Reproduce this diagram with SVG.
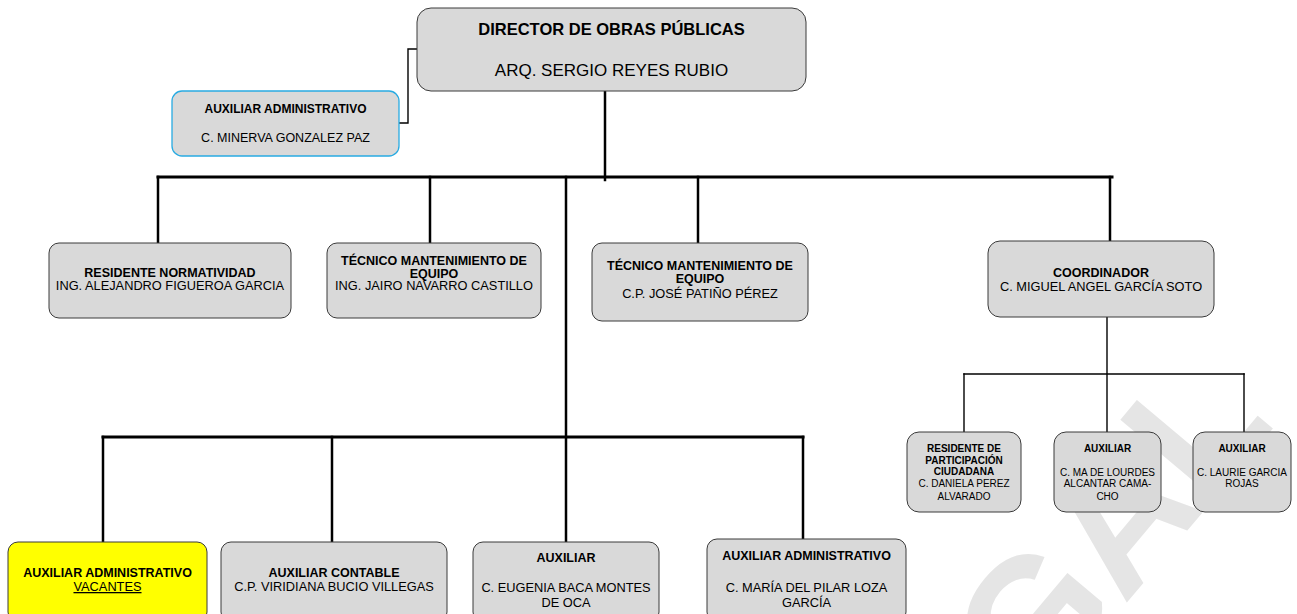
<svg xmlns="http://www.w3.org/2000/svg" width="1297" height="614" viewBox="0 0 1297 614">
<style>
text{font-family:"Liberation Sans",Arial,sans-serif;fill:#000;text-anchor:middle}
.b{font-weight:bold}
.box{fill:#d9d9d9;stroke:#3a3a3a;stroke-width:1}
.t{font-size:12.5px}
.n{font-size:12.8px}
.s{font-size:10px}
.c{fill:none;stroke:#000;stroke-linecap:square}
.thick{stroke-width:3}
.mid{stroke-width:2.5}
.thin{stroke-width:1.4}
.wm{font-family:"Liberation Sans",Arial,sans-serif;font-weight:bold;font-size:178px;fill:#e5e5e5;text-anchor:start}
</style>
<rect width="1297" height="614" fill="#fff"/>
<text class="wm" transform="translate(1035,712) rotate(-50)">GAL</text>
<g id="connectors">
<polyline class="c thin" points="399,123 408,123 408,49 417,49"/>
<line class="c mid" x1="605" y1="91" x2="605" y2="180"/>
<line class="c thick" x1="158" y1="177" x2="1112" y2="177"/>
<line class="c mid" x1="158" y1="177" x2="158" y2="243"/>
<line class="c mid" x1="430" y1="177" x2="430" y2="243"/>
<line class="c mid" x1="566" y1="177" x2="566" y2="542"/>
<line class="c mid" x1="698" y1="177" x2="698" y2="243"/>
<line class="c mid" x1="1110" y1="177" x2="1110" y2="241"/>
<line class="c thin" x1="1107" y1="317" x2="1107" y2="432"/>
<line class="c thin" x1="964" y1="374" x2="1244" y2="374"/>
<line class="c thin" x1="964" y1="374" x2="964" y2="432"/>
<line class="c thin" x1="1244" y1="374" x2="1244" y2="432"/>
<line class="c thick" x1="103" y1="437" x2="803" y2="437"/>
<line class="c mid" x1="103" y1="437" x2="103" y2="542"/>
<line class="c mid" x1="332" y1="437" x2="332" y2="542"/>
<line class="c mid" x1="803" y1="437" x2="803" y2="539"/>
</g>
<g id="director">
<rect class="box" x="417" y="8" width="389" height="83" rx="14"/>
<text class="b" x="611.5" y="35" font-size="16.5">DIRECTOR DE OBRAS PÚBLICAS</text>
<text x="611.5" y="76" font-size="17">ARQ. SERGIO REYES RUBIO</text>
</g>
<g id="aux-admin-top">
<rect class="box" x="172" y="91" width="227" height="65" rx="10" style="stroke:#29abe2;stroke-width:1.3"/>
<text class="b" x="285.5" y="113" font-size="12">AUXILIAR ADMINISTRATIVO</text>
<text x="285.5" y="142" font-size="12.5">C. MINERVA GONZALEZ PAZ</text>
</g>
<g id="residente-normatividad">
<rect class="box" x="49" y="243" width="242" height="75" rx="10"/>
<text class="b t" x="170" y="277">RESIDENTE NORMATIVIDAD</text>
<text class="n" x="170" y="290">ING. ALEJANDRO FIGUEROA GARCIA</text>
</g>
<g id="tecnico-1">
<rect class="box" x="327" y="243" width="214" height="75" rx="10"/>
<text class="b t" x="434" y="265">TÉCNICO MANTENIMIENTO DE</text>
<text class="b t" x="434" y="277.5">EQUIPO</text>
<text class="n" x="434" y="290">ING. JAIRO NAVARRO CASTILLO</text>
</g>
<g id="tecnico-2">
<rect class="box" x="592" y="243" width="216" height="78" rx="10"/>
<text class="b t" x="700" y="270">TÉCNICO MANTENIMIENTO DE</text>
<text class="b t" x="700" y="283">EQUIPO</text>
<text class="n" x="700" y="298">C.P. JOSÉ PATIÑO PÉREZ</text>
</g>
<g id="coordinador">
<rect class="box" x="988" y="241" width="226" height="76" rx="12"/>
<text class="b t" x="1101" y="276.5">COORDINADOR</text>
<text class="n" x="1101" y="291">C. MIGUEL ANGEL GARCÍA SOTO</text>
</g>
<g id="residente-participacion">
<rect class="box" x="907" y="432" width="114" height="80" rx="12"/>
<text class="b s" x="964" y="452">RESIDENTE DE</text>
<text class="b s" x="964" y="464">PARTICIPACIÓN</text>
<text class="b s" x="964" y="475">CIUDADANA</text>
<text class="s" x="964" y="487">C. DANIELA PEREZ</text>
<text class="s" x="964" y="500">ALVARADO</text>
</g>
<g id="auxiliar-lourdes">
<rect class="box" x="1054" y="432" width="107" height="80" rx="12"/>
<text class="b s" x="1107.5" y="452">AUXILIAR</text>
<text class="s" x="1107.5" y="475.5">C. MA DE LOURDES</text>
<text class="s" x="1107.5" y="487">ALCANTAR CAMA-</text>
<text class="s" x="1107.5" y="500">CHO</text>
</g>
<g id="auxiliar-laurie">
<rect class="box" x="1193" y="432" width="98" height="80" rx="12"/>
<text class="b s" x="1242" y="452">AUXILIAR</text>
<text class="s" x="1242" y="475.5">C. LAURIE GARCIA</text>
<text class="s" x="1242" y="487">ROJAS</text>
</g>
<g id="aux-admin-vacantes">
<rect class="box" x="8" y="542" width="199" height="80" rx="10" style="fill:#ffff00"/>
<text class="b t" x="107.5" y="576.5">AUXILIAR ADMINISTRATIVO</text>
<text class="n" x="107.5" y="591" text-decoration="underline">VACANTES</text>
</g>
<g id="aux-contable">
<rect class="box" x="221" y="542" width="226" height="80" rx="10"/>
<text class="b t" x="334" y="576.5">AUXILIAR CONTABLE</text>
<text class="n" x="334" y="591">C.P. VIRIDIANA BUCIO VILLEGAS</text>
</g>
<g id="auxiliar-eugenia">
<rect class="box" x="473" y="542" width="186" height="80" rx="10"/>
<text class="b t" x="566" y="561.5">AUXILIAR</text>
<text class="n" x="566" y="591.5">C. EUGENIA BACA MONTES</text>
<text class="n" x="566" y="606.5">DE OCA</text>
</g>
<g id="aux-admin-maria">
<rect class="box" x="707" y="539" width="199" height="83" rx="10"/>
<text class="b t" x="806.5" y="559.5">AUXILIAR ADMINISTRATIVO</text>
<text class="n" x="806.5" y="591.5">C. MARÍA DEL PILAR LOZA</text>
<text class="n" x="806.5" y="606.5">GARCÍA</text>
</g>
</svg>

[Written instruction] Transcribe the full listing above exactly as it stands, minus the pictures.

[Exercise output]
Reproduce this diagram with SVG.
<svg xmlns="http://www.w3.org/2000/svg" width="1297" height="614" viewBox="0 0 1297 614">
<style>
text{font-family:"Liberation Sans",Arial,sans-serif;fill:#000;text-anchor:middle}
.b{font-weight:bold}
.box{fill:#d9d9d9;stroke:#3a3a3a;stroke-width:1}
.t{font-size:12.5px}
.n{font-size:12.8px}
.s{font-size:10px}
.c{fill:none;stroke:#000;stroke-linecap:square}
.thick{stroke-width:3}
.mid{stroke-width:2.5}
.thin{stroke-width:1.4}
.wm{font-family:"Liberation Sans",Arial,sans-serif;font-weight:bold;font-size:178px;fill:#e5e5e5;text-anchor:start}
</style>
<rect width="1297" height="614" fill="#fff"/>
<text class="wm" transform="translate(1035,712) rotate(-50)">GAL</text>
<g id="connectors">
<polyline class="c thin" points="399,123 408,123 408,49 417,49"/>
<line class="c mid" x1="605" y1="91" x2="605" y2="180"/>
<line class="c thick" x1="158" y1="177" x2="1112" y2="177"/>
<line class="c mid" x1="158" y1="177" x2="158" y2="243"/>
<line class="c mid" x1="430" y1="177" x2="430" y2="243"/>
<line class="c mid" x1="566" y1="177" x2="566" y2="542"/>
<line class="c mid" x1="698" y1="177" x2="698" y2="243"/>
<line class="c mid" x1="1110" y1="177" x2="1110" y2="241"/>
<line class="c thin" x1="1107" y1="317" x2="1107" y2="432"/>
<line class="c thin" x1="964" y1="374" x2="1244" y2="374"/>
<line class="c thin" x1="964" y1="374" x2="964" y2="432"/>
<line class="c thin" x1="1244" y1="374" x2="1244" y2="432"/>
<line class="c thick" x1="103" y1="437" x2="803" y2="437"/>
<line class="c mid" x1="103" y1="437" x2="103" y2="542"/>
<line class="c mid" x1="332" y1="437" x2="332" y2="542"/>
<line class="c mid" x1="803" y1="437" x2="803" y2="539"/>
</g>
<g id="director">
<rect class="box" x="417" y="8" width="389" height="83" rx="14"/>
<text class="b" x="611.5" y="35" font-size="16.5">DIRECTOR DE OBRAS PÚBLICAS</text>
<text x="611.5" y="76" font-size="17">ARQ. SERGIO REYES RUBIO</text>
</g>
<g id="aux-admin-top">
<rect class="box" x="172" y="91" width="227" height="65" rx="10" style="stroke:#29abe2;stroke-width:1.3"/>
<text class="b" x="285.5" y="113" font-size="12">AUXILIAR ADMINISTRATIVO</text>
<text x="285.5" y="142" font-size="12.5">C. MINERVA GONZALEZ PAZ</text>
</g>
<g id="residente-normatividad">
<rect class="box" x="49" y="243" width="242" height="75" rx="10"/>
<text class="b t" x="170" y="277">RESIDENTE NORMATIVIDAD</text>
<text class="n" x="170" y="290">ING. ALEJANDRO FIGUEROA GARCIA</text>
</g>
<g id="tecnico-1">
<rect class="box" x="327" y="243" width="214" height="75" rx="10"/>
<text class="b t" x="434" y="265">TÉCNICO MANTENIMIENTO DE</text>
<text class="b t" x="434" y="277.5">EQUIPO</text>
<text class="n" x="434" y="290">ING. JAIRO NAVARRO CASTILLO</text>
</g>
<g id="tecnico-2">
<rect class="box" x="592" y="243" width="216" height="78" rx="10"/>
<text class="b t" x="700" y="270">TÉCNICO MANTENIMIENTO DE</text>
<text class="b t" x="700" y="283">EQUIPO</text>
<text class="n" x="700" y="298">C.P. JOSÉ PATIÑO PÉREZ</text>
</g>
<g id="coordinador">
<rect class="box" x="988" y="241" width="226" height="76" rx="12"/>
<text class="b t" x="1101" y="276.5">COORDINADOR</text>
<text class="n" x="1101" y="291">C. MIGUEL ANGEL GARCÍA SOTO</text>
</g>
<g id="residente-participacion">
<rect class="box" x="907" y="432" width="114" height="80" rx="12"/>
<text class="b s" x="964" y="452">RESIDENTE DE</text>
<text class="b s" x="964" y="464">PARTICIPACIÓN</text>
<text class="b s" x="964" y="475">CIUDADANA</text>
<text class="s" x="964" y="487">C. DANIELA PEREZ</text>
<text class="s" x="964" y="500">ALVARADO</text>
</g>
<g id="auxiliar-lourdes">
<rect class="box" x="1054" y="432" width="107" height="80" rx="12"/>
<text class="b s" x="1107.5" y="452">AUXILIAR</text>
<text class="s" x="1107.5" y="475.5">C. MA DE LOURDES</text>
<text class="s" x="1107.5" y="487">ALCANTAR CAMA-</text>
<text class="s" x="1107.5" y="500">CHO</text>
</g>
<g id="auxiliar-laurie">
<rect class="box" x="1193" y="432" width="98" height="80" rx="12"/>
<text class="b s" x="1242" y="452">AUXILIAR</text>
<text class="s" x="1242" y="475.5">C. LAURIE GARCIA</text>
<text class="s" x="1242" y="487">ROJAS</text>
</g>
<g id="aux-admin-vacantes">
<rect class="box" x="8" y="542" width="199" height="80" rx="10" style="fill:#ffff00"/>
<text class="b t" x="107.5" y="576.5">AUXILIAR ADMINISTRATIVO</text>
<text class="n" x="107.5" y="591" text-decoration="underline">VACANTES</text>
</g>
<g id="aux-contable">
<rect class="box" x="221" y="542" width="226" height="80" rx="10"/>
<text class="b t" x="334" y="576.5">AUXILIAR CONTABLE</text>
<text class="n" x="334" y="591">C.P. VIRIDIANA BUCIO VILLEGAS</text>
</g>
<g id="auxiliar-eugenia">
<rect class="box" x="473" y="542" width="186" height="80" rx="10"/>
<text class="b t" x="566" y="561.5">AUXILIAR</text>
<text class="n" x="566" y="591.5">C. EUGENIA BACA MONTES</text>
<text class="n" x="566" y="606.5">DE OCA</text>
</g>
<g id="aux-admin-maria">
<rect class="box" x="707" y="539" width="199" height="83" rx="10"/>
<text class="b t" x="806.5" y="559.5">AUXILIAR ADMINISTRATIVO</text>
<text class="n" x="806.5" y="591.5">C. MARÍA DEL PILAR LOZA</text>
<text class="n" x="806.5" y="606.5">GARCÍA</text>
</g>
</svg>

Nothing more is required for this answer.